ロシア・モスクワの空港に足止めされたまま、事態の進展を見ないNSAとスノーデン問題ですが、今回は元CIA職員のスノーデンがCIAを退職後、NSAと業務委託契約関係にあるブーズ・アレン・ハミルトン"Booz Allent Hamilton"に転職し、NSAの機密情報を入手、今回の“問題提起”に至った点に注目したいと思います。
今回、NSAとスノーデンの問題から得られるレッスンとして強調したいのは、サード・パーティー・スクリーニング"Third Party Screening"の重要性です。サード・パーティーとはこの場合、業務委託先ということなります。日本のIT業界などで「パートナー企業」と呼ばれる契約先だったり、一般化して「協力会社」と言ったりしても差し支えないかと思います。
そして、「スクリーニング」ですから、この言葉の意味するところは、業務委託契約先を契約前に徹底的に調べよ、ということになります。サード・パーティー・スクリーニングを行わなかったり、ないがしろにすると、情報漏洩、技術流出のリスクは高まると考えられます。
米国の全情報機関の中でも、最も分厚いベールに包まれているとされるNSAですから、スノーデンが所属していたブーズ・アレン・ハミルトンへのスクリーニングは行っていたでしょうし、情報機関という性格上、長年の信頼関係も確立されていたのかもしれません(この点は、英、米での一連の報道を網羅、精査していませんので、確かなことは書けません)。
それでも、今回のような重大な情報漏洩が起きました。ガーディアンは、ワシントン・ポストの特集記事を参照する形で、「アメリカにおける国土安全保障とテロ対策には、全米10000カ所で、1931社がインテリジェンスに関わる業務に従事している」と記しています。

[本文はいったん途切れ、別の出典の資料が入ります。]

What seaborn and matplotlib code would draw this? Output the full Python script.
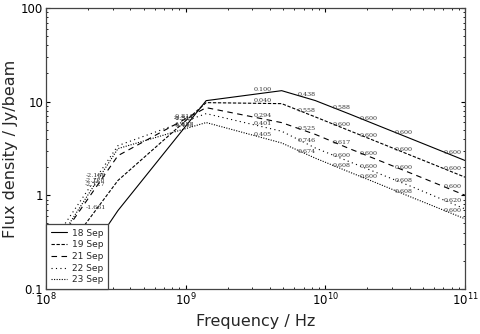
import numpy as np
import pandas as pd
import matplotlib
matplotlib.use("Agg")
import matplotlib.pyplot as plt
import seaborn as sns

# frequencies (GHz) of the model spectrum
freq_ghz = [0.074, 0.327, 1.4, 4.86, 8.46, 15.0, 22.5, 43.0, 100.0]

# flux densities (Jy/beam)
sep18 = [0.026, 0.687, 10.25, 13.1, 10.27, 7.34, 5.75, 3.90, 2.35]
sep19 = [0.074, 1.44, 9.76, 9.52, 6.87, 4.87, 3.82, 2.59, 1.56]
sep21 = [0.109, 2.65, 8.63, 5.97, 4.47, 3.13, 2.46, 1.67, 1.00]
sep22 = [0.129, 3.39, 7.45, 4.83, 3.20, 2.27, 1.78, 1.21, 0.714]
sep23 = [0.103, 3.15, 5.98, 3.62, 2.49, 1.76, 1.38, 0.93, 0.56]

# spectral index labels on each segment
idx18 = ["-2.200", "-1.857", "0.100", "0.438", "0.588", "0.600", "0.600", "0.600"]
idx19 = ["-1.661", "-1.315", "0.040", "0.558", "0.600", "0.600", "0.600", "0.600"]
idx21 = ["-2.127", "-0.811", "0.294", "0.525", "0.617", "0.600", "0.600", "0.600"]
idx22 = ["-2.186", "-0.541", "0.401", "0.746", "0.600", "0.600", "0.608", "0.620"]
idx23 = ["-2.128", "-0.440", "0.405", "0.674", "0.608", "0.600", "0.608", "0.600"]

dates = ["18 Sep", "19 Sep", "21 Sep", "22 Sep", "23 Sep"]
fluxes = [sep18, sep19, sep21, sep22, sep23]
labels = [idx18, idx19, idx21, idx22, idx23]
styles = ["-", (0, (3, 1.5)), (0, (5, 4)), (0, (1, 3)), (0, (1, 1.3))]

sns.set_style("ticks")
plt.rcParams["font.family"] = ["DejaVu Sans"]

fig = plt.figure(figsize=(4.8, 3.34), dpi=100)
ax = fig.add_axes([0.096, 0.135, 0.873, 0.841])

freq_hz = np.array(freq_ghz) * 1e9
for d, s, ls in zip(dates, fluxes, styles):
    sns.lineplot(x=freq_hz, y=s, ax=ax, color="k", linestyle=ls, linewidth=0.8,
                 label=d, sort=False)

ax.set_xscale("log")
ax.set_yscale("log")
ax.set_xlim(1e8, 1e11)
ax.set_ylim(0.1, 100)

# spectral index annotations, 3/4 of the way along each segment
for s, labs in zip(fluxes, labels):
    for i, t in enumerate(labs):
        xm = freq_hz[i] ** 0.25 * freq_hz[i + 1] ** 0.75
        ym = s[i] ** 0.25 * s[i + 1] ** 0.75
        if xm < 1e8:
            continue
        ax.annotate(t, (xm, ym), xytext=(0, 0.5), textcoords="offset points",
                    ha="center", va="bottom", fontsize=4.6, color="#333333",
                    family="DejaVu Serif", zorder=3, annotation_clip=True)

ax.set_yticks([0.1, 1, 10, 100])
ax.set_yticklabels(["0.1", "1", "10", "100"])
ax.tick_params(which="both", direction="in", top=True, right=True,
               labelsize=8.5, colors="k", pad=2)
ax.tick_params(which="major", length=3)
ax.tick_params(which="minor", length=1.5)
for sp in ax.spines.values():
    sp.set_linewidth(0.9)
    sp.set_color("#444444")

ax.set_xlabel("Frequency / Hz", fontsize=11.5, labelpad=4)
ax.set_ylabel("Flux density / Jy/beam", fontsize=11.5, labelpad=2)

leg = ax.legend(loc="lower left", fontsize=6.5, frameon=True, fancybox=False,
                borderaxespad=0, handlelength=1.8, handletextpad=0.6,
                labelspacing=0.3, borderpad=0.5)
leg.get_frame().set_edgecolor("#444444")
leg.get_frame().set_linewidth(0.9)
leg.get_frame().set_alpha(1)
leg.set_zorder(10)

fig.savefig("out.png", dpi=100)
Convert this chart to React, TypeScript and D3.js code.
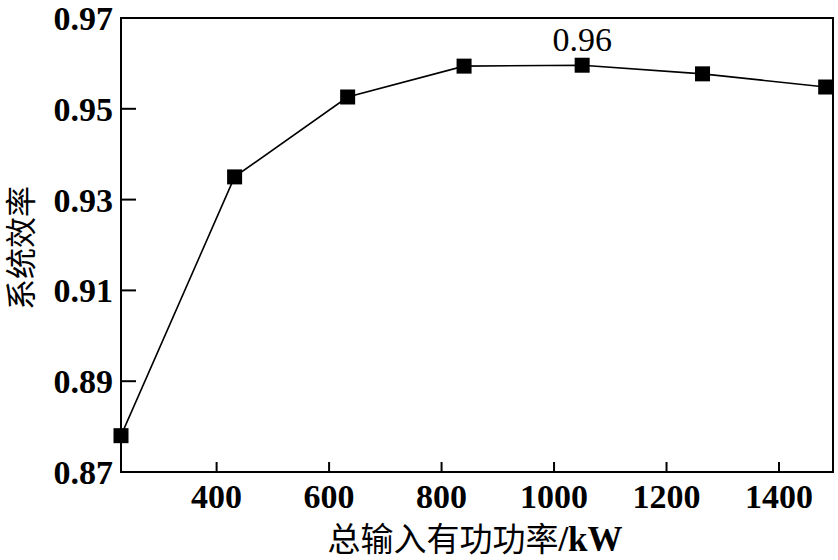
import React from "react";
import * as d3 from "d3";

const powerKW = [230, 432, 633, 840, 1050, 1264, 1483];
const efficiency = [0.878, 0.935, 0.9526, 0.9594, 0.9596, 0.9577, 0.9548];
const xTicks = [400, 600, 800, 1000, 1200, 1400];
const yTicks = [0.87, 0.89, 0.91, 0.93, 0.95, 0.97];
const annotationText = "0.96";
const annotationIndex = 4;
const xTitleCJK = "总输入有功功率";
const xTitleUnit = "/kW";
const yTitle = "系统效率";

const W = 838, H = 560;
const M = { left: 121, top: 18, right: 833, bottom: 472 };
const serif = "'Liberation Serif', 'Times New Roman', serif";
const cjk = "'Noto Sans CJK SC', sans-serif";

export default function App() {
  const x = d3.scaleLinear().domain([230, 1496]).range([M.left, M.right]);
  const y = d3.scaleLinear().domain([0.87, 0.97]).range([M.bottom, M.top]);
  const line = d3.line<number>().x((_, i) => x(powerKW[i])).y((d) => y(d));
  const ms = 15;
  return (
    <svg width={W} height={H} style={{ position: "absolute", left: 0, top: 0, background: "#fff" }}>
      <rect x={M.left} y={M.top} width={M.right - M.left} height={M.bottom - M.top} fill="none" stroke="#000" strokeWidth={2} />
      {yTicks.map((t) => (
        <g key={"y" + t}>
          <line x1={M.left} x2={M.left + 15} y1={y(t)} y2={y(t)} stroke="#000" strokeWidth={2} />
          <text x={M.left - 8} y={y(t)} dy="0.35em" textAnchor="end" fontFamily={serif} fontSize={34} fontWeight="bold">
            {t.toFixed(2)}
          </text>
        </g>
      ))}
      {xTicks.map((t) => (
        <g key={"x" + t}>
          <line x1={x(t)} x2={x(t)} y1={M.bottom} y2={M.bottom - 10} stroke="#000" strokeWidth={2} />
          <text x={x(t)} y={M.bottom + 36} textAnchor="middle" fontFamily={serif} fontSize={34} fontWeight="bold">
            {t}
          </text>
        </g>
      ))}
      <path d={line(efficiency) || ""} fill="none" stroke="#000" strokeWidth={1.6} />
      {efficiency.map((v, i) => (
        <rect key={i} x={x(powerKW[i]) - ms / 2} y={y(v) - ms / 2} width={ms} height={ms} fill="#000" />
      ))}
      <text x={x(powerKW[annotationIndex])} y={y(efficiency[annotationIndex]) - 14} textAnchor="middle" fontFamily={serif} fontSize={34}>
        {annotationText}
      </text>
      <text x={475} y={551} textAnchor="middle" fontFamily={cjk} fontSize={33}>
        {xTitleCJK}
        <tspan fontFamily={serif} fontWeight="bold" fontSize={35}>{xTitleUnit}</tspan>
      </text>
      <text transform="translate(32,248) rotate(-90)" textAnchor="middle" fontFamily={cjk} fontSize={31}>
        {yTitle}
      </text>
    </svg>
  );
}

http://www.guardian.co.uk/world/2013/jun/10/edward-snowden-booz-allen-hamilton-contractors?INTCMP=SRCH
9/11テロ後のアメリカの国土安全保障政策と、それに関わる業界・企業について丹念に描いたロバート・オハロー・ジュニアの「プロファイリング・ビジネス」については、前々回のエントリでも触れました。
実際にこれら1931企業に対し、サード・パーティー・スクリーニングは適正に行われているのでしょうか?米国のことながら、行われていると信じたい一方、同じ心配は日本の政府、役所、自衛隊、警察、企業にも当てはまります。
国家機密に限らず、企業秘密、技術・特許情報、時には国・民間を問わず人事情報も漏洩対象となるでしょう。また、秘密情報の漏洩は、汚職や企業内不正・腐敗につながる可能性もはらんでいます。そういったコンフィデンシャルが、外部業者を通じて漏洩し、結果的に自分たちが多大な不利益を被ることがないように、サード・パーティー・スクリーニングの必要性があると言えます。
また、サード・パーティー・スクリーニングの考え方を、ミクロな視点から捉えれば、契約先を含む従業員に対する「バックグラウンド・スクリーニング」"Background Screening"も重要となります。日本の役所や企業は、どれほど徹底的にサード・パーティー・スクリーニングやバックグラウンド・スクリーニングを実行しているのでしょうか。
スマホ、デジカメ、USB、最近では写真を撮ってネットにアップできるメガネまで世に出てきました。それらが持つ性能はIT機器ならぬ、IT"危機"と言えてしまうほどでしょう。ITの利便性を否定するつもりは毛頭ありませんが(今、こうしてその恩恵に預かっていますし)、ただ使い方・使われ方を間違えると非常にリスキーです。
機密、重要情報を得よう、洩らそうという意図はないか―昔では嫌がられ、煙たがられたであろう企業や人物に対する背後関係の調査ですが、情報が簡単に氾濫してしまう現代では、見えないリスクを顕在化させ、リスクが発生した時に大事に至らないようコントロールする上で、必要不可欠な業務プロセスなのです。